I'm feeling better. Maybe I'll go back to sleep, or have breakfast now. It's too early in the morning to feel down.

I dream in colour but I don't dream in faces. I dreamt of your green shirt but I dreamt of your face too this morning.

I won my battle with the shadow demon this time. It will be too soon before it comes to plague me again. Interestingly it was being a sloth that kept me afloat. I'm too lazy even to feel upset. Haha. Being happy is still easier on the nerves and is definitely a less tiring job to keep up. It's the getting here that's tough.

I was watching 'Girl, Interrupted' again the other day. Borderline Personality Disorder. I think everyone has that one time or another. Not me today. I think.

The sun came out. Everything smells clean... and new.

I watched 'Wicker Park' the other day too. That's another good movie. Like 'Single White Female' only no one dying. To be so in love...

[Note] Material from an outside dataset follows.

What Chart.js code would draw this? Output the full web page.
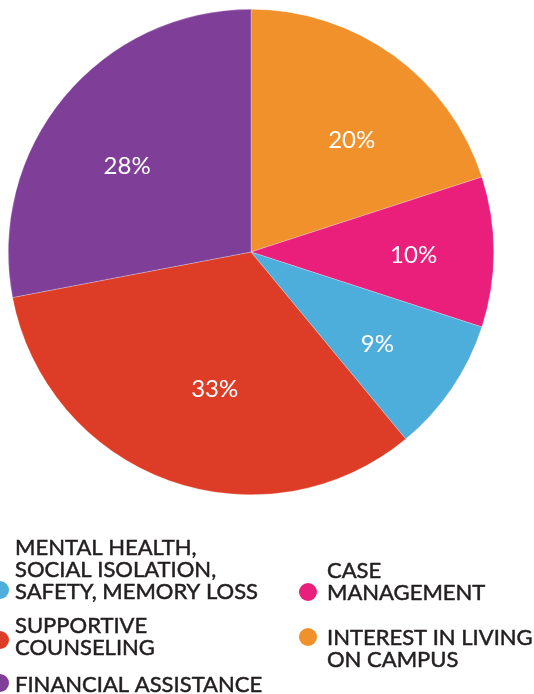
<!DOCTYPE html>
<html>
<head>
<meta charset="utf-8">
<script src="https://cdn.jsdelivr.net/npm/chart.js@4"></script>
<style>
  html, body { margin: 0; padding: 0; background: #fff; }
  #wrap { width: 534px; height: 694px; }
</style>
</head>
<body>
<div id="wrap"><canvas id="needsPie"></canvas></div>
<script>
const categories = [
  "INTEREST IN LIVING ON CAMPUS",
  "CASE MANAGEMENT",
  "MENTAL HEALTH, SOCIAL ISOLATION, SAFETY, MEMORY LOSS",
  "SUPPORTIVE COUNSELING",
  "FINANCIAL ASSISTANCE",
];
const shares = [20, 10, 9, 33, 28];
const sliceColors = ["#f0912b", "#e91f7b", "#4eaedb", "#dd3d26", "#7f3f98"];

// legend text broken the way the printed legend breaks it
const legendLines = [
  ["INTEREST IN LIVING", "ON CAMPUS"],
  ["CASE", "MANAGEMENT"],
  ["MENTAL HEALTH,", "SOCIAL ISOLATION,", "SAFETY, MEMORY LOSS"],
  ["SUPPORTIVE", "COUNSELING"],
  ["FINANCIAL ASSISTANCE"],
];

const FONT = "Lato, 'Noto Sans', sans-serif";

// percentage labels inside the slices
const sliceLabels = {
  id: "sliceLabels",
  afterDatasetsDraw(chart) {
    const ctx = chart.ctx;
    const meta = chart.getDatasetMeta(0);
    // small hand nudges like the printed piece
    const turn = [6, 1, 2, -5, -5];
    const depth = [0.62, 0.67, 0.645, 0.585, 0.62];
    ctx.save();
    ctx.fillStyle = "#fff";
    ctx.font = "24px " + FONT;
    ctx.textAlign = "center";
    ctx.textBaseline = "middle";
    meta.data.forEach((arc, i) => {
      const mid = (arc.startAngle + arc.endAngle) / 2 + (turn[i] * Math.PI) / 180;
      const r = arc.outerRadius * depth[i];
      ctx.fillText(shares[i] + "%", arc.x + Math.cos(mid) * r, arc.y + Math.sin(mid) * r);
    });
    ctx.restore();
  },
};

// two-column legend under the pie
const sideLegend = {
  id: "sideLegend",
  afterDraw(chart) {
    const ctx = chart.ctx;
    ctx.save();
    ctx.font = "22px " + FONT;
    ctx.textBaseline = "alphabetic";
    ctx.lineWidth = 0.5;
    const lineH = 22;
    // marker x, marker y, text x, first baseline
    const slots = {
      2: [0, 590, 15, 555],
      3: [0, 640, 15, 633],
      4: [0, 683, 15, 692],
      1: [308, 592, 327, 578],
      0: [308, 637, 327, 645],
    };
    Object.keys(slots).forEach((k) => {
      const i = Number(k);
      const [mx, my, tx, base] = slots[i];
      ctx.fillStyle = "#231f20";
      ctx.strokeStyle = "#231f20";
      legendLines[i].forEach((t, j) => {
        ctx.fillText(t, tx, base + j * lineH);
        ctx.strokeText(t, tx, base + j * lineH);
      });
      ctx.beginPath();
      ctx.fillStyle = sliceColors[i];
      ctx.arc(mx, my, 9, 0, Math.PI * 2);
      ctx.fill();
    });
    ctx.restore();
  },
};

const pieChart = new Chart(document.getElementById("needsPie"), {
  type: "pie",
  data: {
    labels: categories,
    datasets: [
      {
        data: shares,
        backgroundColor: sliceColors,
        borderColor: "rgba(255,255,255,0.5)",
        borderWidth: 0.5,
      },
    ],
  },
  options: {
    responsive: true,
    maintainAspectRatio: false,
    animation: false,
    layout: { padding: { left: 8, right: 40, top: 8, bottom: 198 } },
    plugins: {
      legend: { display: false },
      tooltip: { enabled: false },
    },
  },
  plugins: [sliceLabels, sideLegend],
});
</script>
</body>
</html>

Still broken... in the process of mending :)

It's a rainy morning and I woke up to the sound of pitter-patter on my window. I like the sound of raindrops on a roof. It's nice to sleep in on a morning like this. One of those things that makes me feel contented and luxuriously lazy.

BUT,

I:

- Couldn't sleep anymore.

- Was fighting another personal demon in my sleep.

The shadow kind that my mind conjures and just won't die with a stake through the heart

And the kind that stays for breakfast.


SO,

I:

- Am tired even before the day begins.

- Am fighting shadow demons in broad daylight.

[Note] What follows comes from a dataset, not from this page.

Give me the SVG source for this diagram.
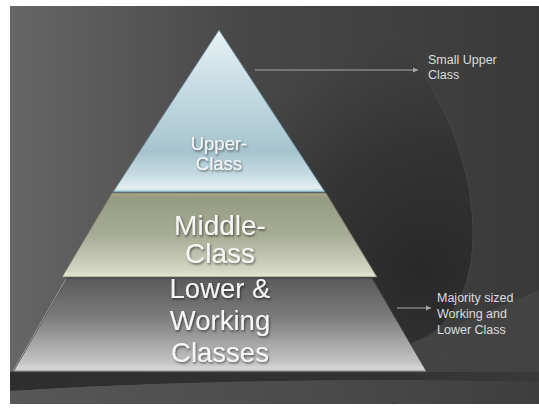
<svg xmlns="http://www.w3.org/2000/svg" width="539" height="414" viewBox="0 0 539 414">
  <defs>
    <linearGradient id="bgGrad" x1="10" y1="0" x2="539" y2="0" gradientUnits="userSpaceOnUse">
      <stop offset="0" stop-color="#666666"/>
      <stop offset="0.45" stop-color="#474747"/>
      <stop offset="1" stop-color="#393939"/>
    </linearGradient>
    <radialGradient id="darkCircle" cx="420" cy="270" r="230" gradientUnits="userSpaceOnUse">
      <stop offset="0" stop-color="#262626" stop-opacity="0.9"/>
      <stop offset="0.55" stop-color="#2a2a2a" stop-opacity="0.55"/>
      <stop offset="1" stop-color="#333333" stop-opacity="0"/>
    </radialGradient>
    <linearGradient id="stripGrad" x1="10" y1="0" x2="539" y2="0" gradientUnits="userSpaceOnUse">
      <stop offset="0" stop-color="#575757"/>
      <stop offset="0.6" stop-color="#4a4a4a"/>
      <stop offset="1" stop-color="#3e3e3e"/>
    </linearGradient>
    <linearGradient id="darkStripGrad" x1="10" y1="0" x2="539" y2="0" gradientUnits="userSpaceOnUse">
      <stop offset="0" stop-color="#2e2e2e"/>
      <stop offset="0.75" stop-color="#333333"/>
      <stop offset="1" stop-color="#3a3a3a"/>
    </linearGradient>
    <linearGradient id="upperGrad" x1="0" y1="30" x2="0" y2="193" gradientUnits="userSpaceOnUse">
      <stop offset="0" stop-color="#e8f2f4"/>
      <stop offset="0.35" stop-color="#c6dce3"/>
      <stop offset="0.75" stop-color="#a6c4cf"/>
      <stop offset="0.9" stop-color="#c9dde3"/>
      <stop offset="0.97" stop-color="#e6eff0"/>
      <stop offset="1" stop-color="#8cc4d4"/>
    </linearGradient>
    <linearGradient id="middleGrad" x1="0" y1="193" x2="0" y2="277" gradientUnits="userSpaceOnUse">
      <stop offset="0" stop-color="#b3a98c"/>
      <stop offset="0.05" stop-color="#959b82"/>
      <stop offset="0.5" stop-color="#a7ac95"/>
      <stop offset="0.92" stop-color="#d2d6c3"/>
      <stop offset="1" stop-color="#e4e6d6"/>
    </linearGradient>
    <linearGradient id="lowerGrad" x1="0" y1="278" x2="0" y2="372" gradientUnits="userSpaceOnUse">
      <stop offset="0" stop-color="#5a5a5a"/>
      <stop offset="0.4" stop-color="#7a7a7a"/>
      <stop offset="0.9" stop-color="#c4c4c4"/>
      <stop offset="0.97" stop-color="#d8d8d8"/>
      <stop offset="1" stop-color="#8a8a8a"/>
    </linearGradient>
    <filter id="shadow" x="-20%" y="-20%" width="140%" height="140%">
      <feDropShadow dx="1" dy="1.5" stdDeviation="1" flood-color="#000000" flood-opacity="0.55"/>
    </filter>
    <marker id="arrow" markerWidth="6" markerHeight="6" refX="5" refY="3" orient="auto" markerUnits="userSpaceOnUse">
      <path d="M0,0.5 L5,3 L0,5.5 Z" fill="#a8a8a8"/>
    </marker>
    <style>
      .big { font-family: "Liberation Sans", Arial, sans-serif; fill: #f6f6f6; text-anchor: middle; filter: url(#shadow); }
      .side { font-family: "Liberation Sans", Arial, sans-serif; fill: #dcdcdc; font-size: 12.5px; }
      .conn { stroke: #a8a8a8; stroke-width: 1.2; fill: none; marker-end: url(#arrow); }
      .edge { fill: none; stroke-width: 1; }
    </style>
  </defs>

  <!-- background -->
  <rect x="0" y="0" width="539" height="414" fill="#ffffff"/>
  <rect x="10" y="6" width="529" height="398" fill="url(#bgGrad)"/>
  <path d="M375,6 C420,60 472,140 473,230 C474,290 450,330 413,343 L240,404 L240,6 Z" fill="url(#darkCircle)"/>
  <path d="M413,343 L539,290 L539,404 L380,404 Z" fill="#434343"/>
  <path d="M375,6 C420,60 472,140 473,230 C474,290 450,330 413,343" class="edge" stroke="#454545"/>
  <path d="M453,338 C440,365 420,390 393,404" class="edge" stroke="#4a4a4a"/>
  <path d="M10,372 L539,372 L539,382 C300,377 120,384 10,391 Z" fill="url(#darkStripGrad)"/>
  <path d="M10,391 C120,384 300,377 539,382 L539,404 L10,404 Z" fill="url(#stripGrad)"/>

  <!-- pyramid bands -->
  <g id="node-lower">
    <polygon points="67,278 372,278 427,372 13,372" fill="url(#lowerGrad)" stroke="#3e3e3e" stroke-width="1"/>
    <line x1="66" y1="279" x2="13" y2="371" stroke="#a0a0a0" stroke-width="1"/>
    <text class="big" font-size="27.5" x="220" y="298">Lower &amp;</text>
    <text class="big" font-size="27.5" x="220" y="330">Working</text>
    <text class="big" font-size="27.5" x="220" y="362">Classes</text>
  </g>
  <g id="node-middle">
    <polygon points="112,193 326,193 377,277 62,277" fill="url(#middleGrad)" stroke="#6d705f" stroke-width="0.8"/>
    <text class="big" font-size="28" x="220" y="235">Middle-</text>
    <text class="big" font-size="28" x="220" y="263">Class</text>
  </g>
  <g id="node-upper">
    <polygon points="219,30 325,192 113,192" fill="url(#upperGrad)" stroke="#5f8590" stroke-width="0.8"/>
    <text class="big" font-size="18.5" x="219" y="150">Upper-</text>
    <text class="big" font-size="18.5" x="219" y="170">Class</text>
  </g>

  <!-- side labels -->
  <g id="label-small-upper">
    <text class="side" x="428" y="64">Small Upper</text>
    <text class="side" x="428" y="79">Class</text>
  </g>
  <g id="label-majority">
    <text class="side" x="437" y="302">Majority sized</text>
    <text class="side" x="437" y="318">Working and</text>
    <text class="side" x="437" y="334">Lower Class</text>
  </g>

  <!-- connectors -->
  <g id="connectors">
    <line class="conn" x1="255" y1="70" x2="418" y2="70"/>
    <line class="conn" x1="397" y1="308" x2="431" y2="308"/>
  </g>
</svg>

And going to have breakfast in a few minutes

Even a shadow demon might make good company.

Since I've been back I've felt better about myself than I have since everything went downhill when I was in KL. I can't say I am completely out of rehab but I'm getting there. Falling out of love is painful alright. I think I had the cushion of needing to concentrate on other things more important at that time to keep me off the real pain of separation. Blogging has also been therapeutic, and so has going to the gym and spending more time with my friends. A mix of endorphins, good company and concrete self-will got me through this without going insane. I assumed after everything important got out of the way that I'd grief for another ending (and cry my eyes out. Generally being a sulky post-break-up person) but I surprised even myself when I picked myself up faster than I've ever done before. Usually I'm the kind who'll sit in a corner to wallow in self-pity and create more scenarios to plague my already weary mind and heart (the kind that replays and replays with all sorts of different endings... what if I'd done this? or said that? would it have been different? bla bla bla... that happens to make me sick too. Why did I torture myself like that?). The most crucial lesson I learnt from all my endings was that the worse will always pass, but before that happened I'd have to sit tight, grit my teeth and ride the waves. I can't remember if I've said that before. Something tells me I have. I guess after enough times I've learnt that it's better to sit back and take the hits instead of fight. It makes the rough riding so much easier. And that to love is always easier than to hate. Sigh. I always learn too late. I'm hoping one day I'll learn before it's too late and probably save from hurting another person and then the pieces of THE puzzle will fall into place. Until then... sigh...

Since I'm on the topic of progress... I got weighed again today at the gym and so did Ling Tze. She lost a little weight and lost a lot on her fat %, like 10%!! I gained 0.6kg (haha... quite good since I've been bingeing like crazy) and lost about 6% fat... MUAHAHA!! But then again, we did go to the gym religiously for a whole month. I am now officially more muscle than fat (20.2% fat as a matter of fact) compared to when I got back a month ago (which was about 26%). I feel good. Hehe. According to the scale thingy that measured our weights and body this-and-that percentages, I have an 'athletic' body type... WAH... haha. Yeah RIGHT I'm thinking. Still no defined abs though :( the only boo-boo in this whole paragraph.

I hope I can keep this up when I'm back in KL. It would suck to let this go. I like me more now.